What is asked
Quote the whole listing word for word. Do not include the pictures.
================================
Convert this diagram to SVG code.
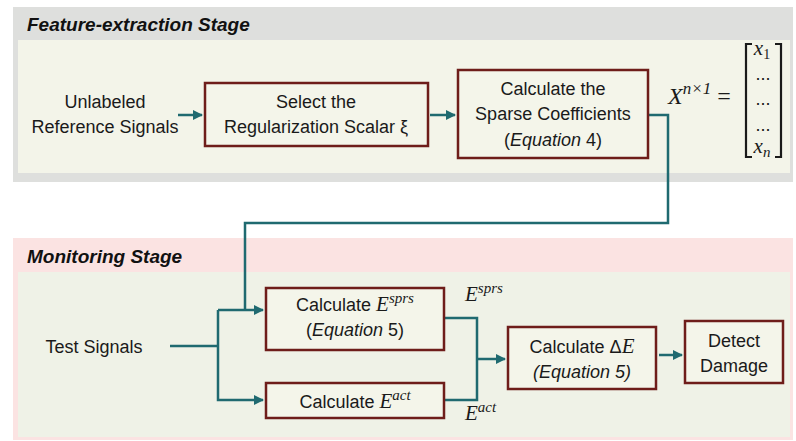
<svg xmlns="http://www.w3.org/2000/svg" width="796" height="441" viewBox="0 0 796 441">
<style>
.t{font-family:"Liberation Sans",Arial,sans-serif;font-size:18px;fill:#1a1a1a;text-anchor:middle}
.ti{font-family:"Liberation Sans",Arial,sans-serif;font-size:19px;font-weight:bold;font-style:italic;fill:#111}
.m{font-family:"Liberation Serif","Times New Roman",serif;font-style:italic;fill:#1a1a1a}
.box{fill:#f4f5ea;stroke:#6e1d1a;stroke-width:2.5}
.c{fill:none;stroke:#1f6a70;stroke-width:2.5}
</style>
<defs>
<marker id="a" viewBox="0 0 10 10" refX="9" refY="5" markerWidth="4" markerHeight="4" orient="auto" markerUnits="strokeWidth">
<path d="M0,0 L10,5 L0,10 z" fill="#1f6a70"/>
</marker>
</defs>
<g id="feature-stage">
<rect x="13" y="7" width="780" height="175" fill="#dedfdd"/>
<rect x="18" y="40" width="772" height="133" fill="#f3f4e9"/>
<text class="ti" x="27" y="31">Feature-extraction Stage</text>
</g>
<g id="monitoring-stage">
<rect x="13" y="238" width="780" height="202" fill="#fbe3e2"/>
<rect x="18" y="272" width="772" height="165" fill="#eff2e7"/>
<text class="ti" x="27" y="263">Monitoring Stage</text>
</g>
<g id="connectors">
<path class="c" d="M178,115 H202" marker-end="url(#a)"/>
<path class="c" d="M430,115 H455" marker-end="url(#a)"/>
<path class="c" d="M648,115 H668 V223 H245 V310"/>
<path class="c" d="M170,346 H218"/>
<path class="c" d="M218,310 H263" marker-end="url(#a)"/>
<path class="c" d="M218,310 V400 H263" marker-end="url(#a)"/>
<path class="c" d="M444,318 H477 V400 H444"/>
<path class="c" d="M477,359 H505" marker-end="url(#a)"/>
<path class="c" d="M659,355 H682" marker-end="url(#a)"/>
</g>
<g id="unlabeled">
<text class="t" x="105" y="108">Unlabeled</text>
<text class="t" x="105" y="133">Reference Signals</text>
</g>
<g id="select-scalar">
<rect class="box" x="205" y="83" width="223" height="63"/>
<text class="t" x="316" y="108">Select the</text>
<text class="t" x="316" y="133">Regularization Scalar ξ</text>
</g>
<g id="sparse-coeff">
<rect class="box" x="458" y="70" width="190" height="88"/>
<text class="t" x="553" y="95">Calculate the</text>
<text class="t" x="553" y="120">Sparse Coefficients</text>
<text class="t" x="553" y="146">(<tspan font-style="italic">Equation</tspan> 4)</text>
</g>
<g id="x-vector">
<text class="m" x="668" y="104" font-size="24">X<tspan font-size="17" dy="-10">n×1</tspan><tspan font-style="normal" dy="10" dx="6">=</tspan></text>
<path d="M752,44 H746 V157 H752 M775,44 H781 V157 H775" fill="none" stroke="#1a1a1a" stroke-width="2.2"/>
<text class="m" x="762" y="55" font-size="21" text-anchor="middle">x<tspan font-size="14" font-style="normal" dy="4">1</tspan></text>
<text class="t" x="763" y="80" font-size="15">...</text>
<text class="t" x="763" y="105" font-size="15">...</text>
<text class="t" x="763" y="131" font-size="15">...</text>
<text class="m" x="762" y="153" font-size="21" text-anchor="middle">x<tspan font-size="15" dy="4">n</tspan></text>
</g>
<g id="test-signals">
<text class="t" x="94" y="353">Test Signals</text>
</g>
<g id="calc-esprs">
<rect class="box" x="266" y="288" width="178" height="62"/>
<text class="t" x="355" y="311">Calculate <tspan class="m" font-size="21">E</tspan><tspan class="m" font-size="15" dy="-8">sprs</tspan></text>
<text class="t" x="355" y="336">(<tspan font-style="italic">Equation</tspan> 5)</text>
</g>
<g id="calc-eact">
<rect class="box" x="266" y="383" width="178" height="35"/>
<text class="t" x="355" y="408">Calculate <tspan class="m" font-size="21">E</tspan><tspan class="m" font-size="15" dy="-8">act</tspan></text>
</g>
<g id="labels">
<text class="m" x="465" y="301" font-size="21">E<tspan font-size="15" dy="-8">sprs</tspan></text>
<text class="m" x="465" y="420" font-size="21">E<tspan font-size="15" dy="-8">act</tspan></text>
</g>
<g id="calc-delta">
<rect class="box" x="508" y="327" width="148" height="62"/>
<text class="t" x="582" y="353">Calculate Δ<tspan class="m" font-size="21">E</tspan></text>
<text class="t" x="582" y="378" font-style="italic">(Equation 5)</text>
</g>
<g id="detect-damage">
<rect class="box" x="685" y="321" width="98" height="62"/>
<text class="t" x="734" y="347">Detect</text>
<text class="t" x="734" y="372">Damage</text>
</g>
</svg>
================================
Exercise solution
Convert this diagram to SVG code.
<svg xmlns="http://www.w3.org/2000/svg" width="796" height="441" viewBox="0 0 796 441">
<style>
.t{font-family:"Liberation Sans",Arial,sans-serif;font-size:18px;fill:#1a1a1a;text-anchor:middle}
.ti{font-family:"Liberation Sans",Arial,sans-serif;font-size:19px;font-weight:bold;font-style:italic;fill:#111}
.m{font-family:"Liberation Serif","Times New Roman",serif;font-style:italic;fill:#1a1a1a}
.box{fill:#f4f5ea;stroke:#6e1d1a;stroke-width:2.5}
.c{fill:none;stroke:#1f6a70;stroke-width:2.5}
</style>
<defs>
<marker id="a" viewBox="0 0 10 10" refX="9" refY="5" markerWidth="4" markerHeight="4" orient="auto" markerUnits="strokeWidth">
<path d="M0,0 L10,5 L0,10 z" fill="#1f6a70"/>
</marker>
</defs>
<g id="feature-stage">
<rect x="13" y="7" width="780" height="175" fill="#dedfdd"/>
<rect x="18" y="40" width="772" height="133" fill="#f3f4e9"/>
<text class="ti" x="27" y="31">Feature-extraction Stage</text>
</g>
<g id="monitoring-stage">
<rect x="13" y="238" width="780" height="202" fill="#fbe3e2"/>
<rect x="18" y="272" width="772" height="165" fill="#eff2e7"/>
<text class="ti" x="27" y="263">Monitoring Stage</text>
</g>
<g id="connectors">
<path class="c" d="M178,115 H202" marker-end="url(#a)"/>
<path class="c" d="M430,115 H455" marker-end="url(#a)"/>
<path class="c" d="M648,115 H668 V223 H245 V310"/>
<path class="c" d="M170,346 H218"/>
<path class="c" d="M218,310 H263" marker-end="url(#a)"/>
<path class="c" d="M218,310 V400 H263" marker-end="url(#a)"/>
<path class="c" d="M444,318 H477 V400 H444"/>
<path class="c" d="M477,359 H505" marker-end="url(#a)"/>
<path class="c" d="M659,355 H682" marker-end="url(#a)"/>
</g>
<g id="unlabeled">
<text class="t" x="105" y="108">Unlabeled</text>
<text class="t" x="105" y="133">Reference Signals</text>
</g>
<g id="select-scalar">
<rect class="box" x="205" y="83" width="223" height="63"/>
<text class="t" x="316" y="108">Select the</text>
<text class="t" x="316" y="133">Regularization Scalar ξ</text>
</g>
<g id="sparse-coeff">
<rect class="box" x="458" y="70" width="190" height="88"/>
<text class="t" x="553" y="95">Calculate the</text>
<text class="t" x="553" y="120">Sparse Coefficients</text>
<text class="t" x="553" y="146">(<tspan font-style="italic">Equation</tspan> 4)</text>
</g>
<g id="x-vector">
<text class="m" x="668" y="104" font-size="24">X<tspan font-size="17" dy="-10">n×1</tspan><tspan font-style="normal" dy="10" dx="6">=</tspan></text>
<path d="M752,44 H746 V157 H752 M775,44 H781 V157 H775" fill="none" stroke="#1a1a1a" stroke-width="2.2"/>
<text class="m" x="762" y="55" font-size="21" text-anchor="middle">x<tspan font-size="14" font-style="normal" dy="4">1</tspan></text>
<text class="t" x="763" y="80" font-size="15">...</text>
<text class="t" x="763" y="105" font-size="15">...</text>
<text class="t" x="763" y="131" font-size="15">...</text>
<text class="m" x="762" y="153" font-size="21" text-anchor="middle">x<tspan font-size="15" dy="4">n</tspan></text>
</g>
<g id="test-signals">
<text class="t" x="94" y="353">Test Signals</text>
</g>
<g id="calc-esprs">
<rect class="box" x="266" y="288" width="178" height="62"/>
<text class="t" x="355" y="311">Calculate <tspan class="m" font-size="21">E</tspan><tspan class="m" font-size="15" dy="-8">sprs</tspan></text>
<text class="t" x="355" y="336">(<tspan font-style="italic">Equation</tspan> 5)</text>
</g>
<g id="calc-eact">
<rect class="box" x="266" y="383" width="178" height="35"/>
<text class="t" x="355" y="408">Calculate <tspan class="m" font-size="21">E</tspan><tspan class="m" font-size="15" dy="-8">act</tspan></text>
</g>
<g id="labels">
<text class="m" x="465" y="301" font-size="21">E<tspan font-size="15" dy="-8">sprs</tspan></text>
<text class="m" x="465" y="420" font-size="21">E<tspan font-size="15" dy="-8">act</tspan></text>
</g>
<g id="calc-delta">
<rect class="box" x="508" y="327" width="148" height="62"/>
<text class="t" x="582" y="353">Calculate Δ<tspan class="m" font-size="21">E</tspan></text>
<text class="t" x="582" y="378" font-style="italic">(Equation 5)</text>
</g>
<g id="detect-damage">
<rect class="box" x="685" y="321" width="98" height="62"/>
<text class="t" x="734" y="347">Detect</text>
<text class="t" x="734" y="372">Damage</text>
</g>
</svg>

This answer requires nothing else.